Blog
Writing Is LIke Cooking
Thursday 21st November 2013
I've decided writing is a bit like
cooking. Everyone has their preferred method and there's different ways of
getting there:
METHOD A
If you want to be organised you can chop
up all the vegetables into nice neat little pieces before you start. Then you
can fling them into the pot at the perfect time for the recipe and everything
runs smoothly to a schedule.
The writing version of this is planning
everything out meticulously carefully at the plotting stage, so you have a
tight synopsis to stick to, with no surprises.
METHOD B
Or, when you're cooking, you can chop the
veg as you go along, so that some of them are cooking while you're chopping the
next lot. This saves time if you feel like you're up against it. But it does
mean the onions might be burnt by the time your carrots are ready.
The writing version of this is like when
you don't have time to finish the plot/synopsis properly before you have to
start writing it up.
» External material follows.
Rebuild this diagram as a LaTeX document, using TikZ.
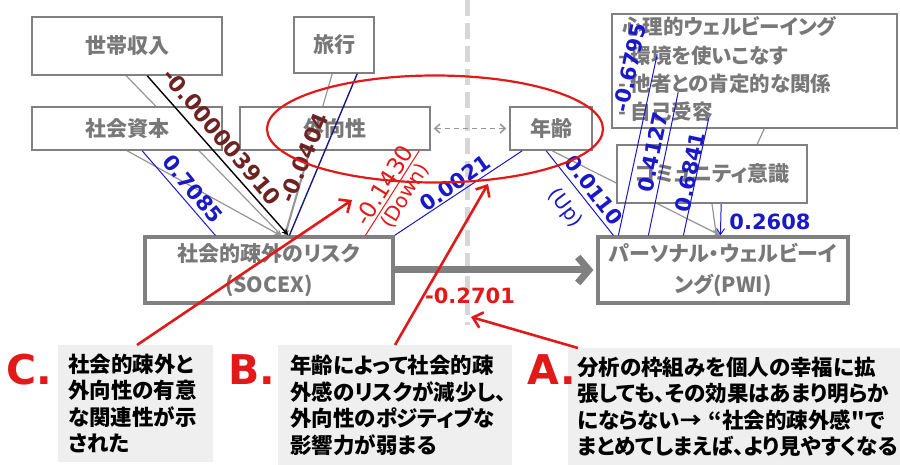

So you spend the whole time thinking, 'Uh oh, I'm not sure
if that bit really makes sense there now, shouldn't that bit happen first? Ah,
no time!' But you kind of have to carry on, thinking, 'I'll sort it out at the
end!'
METHOD C
Sometimes when you're cooking you ignore the recipe entirely, thinking, 'this'll do! This will probably be better. Sure it said dice finely, but I think big chunks are nicer.' Then you spend the rest of the time trying to chop the unwieldy big bits of vegetable with a knife while they are floating around in a bubbling pot, and thinking, 'why didn't I dice them when I had the chance! This makes no sense now. It's too late to take them back out again. I've started, they're half cooked. Why did I do this? Why? Why?'
One day I will stop being method C. But evidently not today.